One of my favourite things about both poems, though more Plath is her language. She often uses very clinical language. Even though she was a patient, she often talks like a doctor talking to a patient. It’s cold, formal and sterile. I don’t usually write like that, but after reading a lot of Plath I found it interesting to take deeply emotional, difficult things and completely invert them by being very cold. The contrast there is quite difficulty to listen to, which is what I find so interesting about it.
And your poem. You mentioned that it was a poem you had shirked off and returned to recently…
Yes, well it’s called a Poem for No One. Often I write poetry that is lazily autobiographical, but this came from a series of images and phrases that I wanted to throw together. The meaning is mixed up in the poem. It’s a difficult poem as it is for no one, it doesn’t have an obvious bearing.

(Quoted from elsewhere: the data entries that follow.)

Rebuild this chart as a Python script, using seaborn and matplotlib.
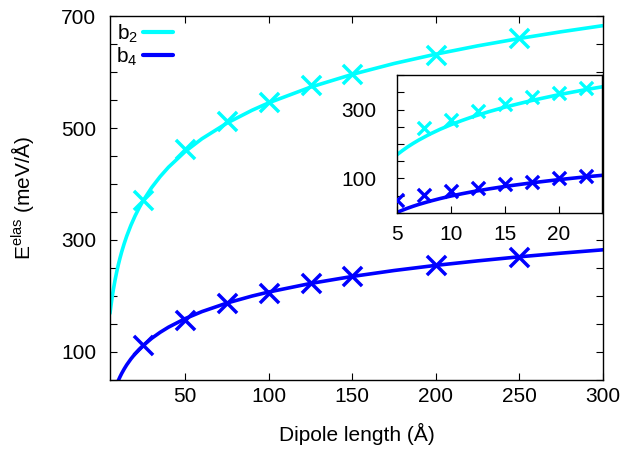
import matplotlib
matplotlib.use("Agg")
import matplotlib.pyplot as plt
from matplotlib.lines import Line2D
import seaborn as sns

# ---- data ----
curve_x = [5, 5.5, 6, 6.5, 7, 8, 9, 10, 11, 12, 13.5, 15, 17.5, 20, 22.5, 25, 30, 35,
           40, 50, 60, 75, 90, 100, 125, 150, 175, 200, 225, 250, 275, 300]
b2_curve = [169.0, 180.9, 191.9, 201.9, 211.2, 228.0, 242.8, 256.0, 267.9, 278.9, 293.6,
            306.9, 326.2, 343.0, 357.7, 371.0, 393.9, 413.2, 430.0, 458.0, 480.8, 508.8,
            531.7, 545.0, 573.0, 595.8, 615.2, 631.9, 646.7, 659.9, 671.9, 682.8]
b4_curve = [1.6, 8.1, 14.1, 19.6, 24.7, 33.8, 41.9, 49.2, 55.7, 61.7, 69.7, 77.0, 87.5,
            96.7, 104.8, 112.0, 124.5, 135.1, 144.3, 159.6, 172.1, 187.4, 199.9, 207.1,
            222.4, 234.9, 245.5, 254.7, 262.7, 270.0, 276.5, 282.5]

main_x = [25, 50, 75, 100, 125, 150, 200, 250]
b2_main = [371, 462, 512, 547, 577, 597, 630, 660]
b4_main = [112, 157, 188, 206, 223, 236, 256, 270]

inset_x_b2 = [7.5, 10, 12.5, 15, 17.5, 20, 22.5]
b2_inset = [245, 271, 296, 317, 335, 348, 363]
inset_x_b4 = [5, 7.5, 10, 12.5, 15, 17.5, 20, 22.5]
b4_inset = [38, 53, 63, 73, 83, 91, 100, 108]

labels = ["b$_2$", "b$_4$"]
main_xticks = [50, 100, 150, 200, 250, 300]
main_yticks = [100, 300, 500, 700]
inset_xticks = [5, 10, 15, 20]
inset_yticks = [100, 300]

C2 = "#00ffff"
C4 = "#0000ff"

sns.set_style("ticks")
plt.rcParams["font.family"] = ["Liberation Sans", "DejaVu Sans"]
plt.rcParams["mathtext.default"] = "regular"
plt.rcParams["xtick.direction"] = "in"
plt.rcParams["ytick.direction"] = "in"
plt.rcParams["text.color"] = "black"
plt.rcParams["axes.labelcolor"] = "black"
plt.rcParams["xtick.color"] = "black"
plt.rcParams["ytick.color"] = "black"
plt.rcParams["xtick.labelcolor"] = "black"
plt.rcParams["ytick.labelcolor"] = "black"

FS = 15
fig = plt.figure(figsize=(6.44, 4.50), dpi=100)
ax = fig.add_axes([0.1708, 0.1556, 0.7655, 0.8088])

sns.lineplot(x=curve_x, y=b2_curve, ax=ax, color=C2, lw=2.6, sort=False)
sns.lineplot(x=curve_x, y=b4_curve, ax=ax, color=C4, lw=2.6, sort=False)
sns.scatterplot(x=main_x, y=b2_main, ax=ax, marker="x", color=C2, s=190, linewidth=2.5, zorder=3)
sns.scatterplot(x=main_x, y=b4_main, ax=ax, marker="x", color=C4, s=190, linewidth=2.5, zorder=3)

ax.set_xlim(5, 300)
ax.set_ylim(50, 700)
ax.set_xticks(main_xticks)
ax.set_yticks(main_yticks)
ax.set_yticks(list(range(50, 701, 50)), minor=True)
ax.tick_params(axis="both", which="both", top=True, right=True, labelsize=FS,
               length=5, width=0.8, color="black", labelcolor="black")
ax.tick_params(axis="y", which="minor", length=5)
ax.tick_params(axis="y", pad=10)
ax.tick_params(axis="x", pad=5)
for sp in ax.spines.values():
    sp.set_linewidth(1.0)
    sp.set_color("black")
ax.set_xlabel("Dipole length (Å)", fontsize=FS, labelpad=12, color="black")
ax.set_ylabel("E$^{elas}$ (meV/Å)", fontsize=FS, labelpad=18, color="black")

handles = [Line2D([], [], color=C2, lw=3), Line2D([], [], color=C4, lw=3)]
leg = ax.legend(handles, labels, loc="upper left", markerfirst=False, frameon=False,
                fontsize=FS, handlelength=1.45, handletextpad=0.25, labelspacing=0.05,
                borderaxespad=0.2, borderpad=0.1)
for t in leg.get_texts():
    t.set_color("black")

# ---- inset ----
ins = fig.add_axes([0.6165, 0.5267, 0.3183, 0.3066])
sns.lineplot(x=curve_x, y=b2_curve, ax=ins, color=C2, lw=2.6, sort=False)
sns.lineplot(x=curve_x, y=b4_curve, ax=ins, color=C4, lw=2.6, sort=False)
sns.scatterplot(x=inset_x_b2, y=b2_inset, ax=ins, marker="x", color=C2, s=90, linewidth=2.4, zorder=3)
sns.scatterplot(x=inset_x_b4, y=b4_inset, ax=ins, marker="x", color=C4, s=90, linewidth=2.4, zorder=3)
ins.set_xlim(5, 24)
ins.set_ylim(0, 400)
ins.set_xticks(inset_xticks)
ins.set_yticks(inset_yticks)
ins.set_yticks(list(range(0, 401, 50)), minor=True)
ins.tick_params(axis="both", which="both", labelsize=FS, length=5, width=0.8,
                top=False, right=False, color="black", labelcolor="black")
ins.tick_params(axis="y", pad=15)
ins.tick_params(axis="x", pad=9)
for sp in ins.spines.values():
    sp.set_linewidth(1.0)
    sp.set_color("black")
ins.set_xlabel("")
ins.set_ylabel("")

fig.savefig("out.png", dpi=100)
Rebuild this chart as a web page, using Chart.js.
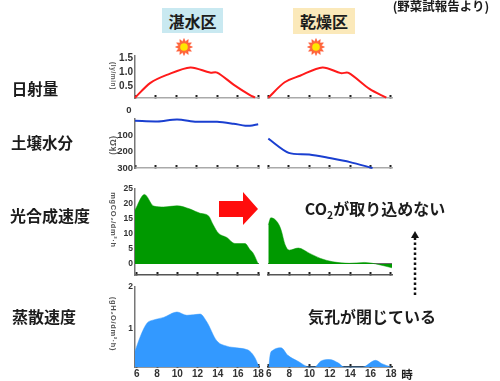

I wanted to use the idea of deciding someone’s life for them. It’s the difficulties of life pushed on to the template of a person. I think it’s a slightly distressing poem. It could be addressing you or everyone. It is like the threat of something happening.
Let’s talk about MAP. How did it come about?
I’m speaking as a subordinate here! I met my friend Will [Tucker] a couple of years ago and he had the idea to put together a poetry publication for our university. It got pushed back further and further and then we decided that it shouldn’t just be for the university, more for the city. We realised that we were young poets and that others must be out there.
The MAP idea came from a desire to have the publication sit separate from any other publications coming out of the university. We wanted it to be different. Each one folds out like a map, so there is a sort of house style emerging that binds them all together.
What’s the next step?
More! We did a few films and podcasts of poets reading bigger sections of their work. We want to get poetry off the page!
Devawn Wilkinson is a poet and playwright based in London and is part of the team behind the brilliant MAP Poetry magazine.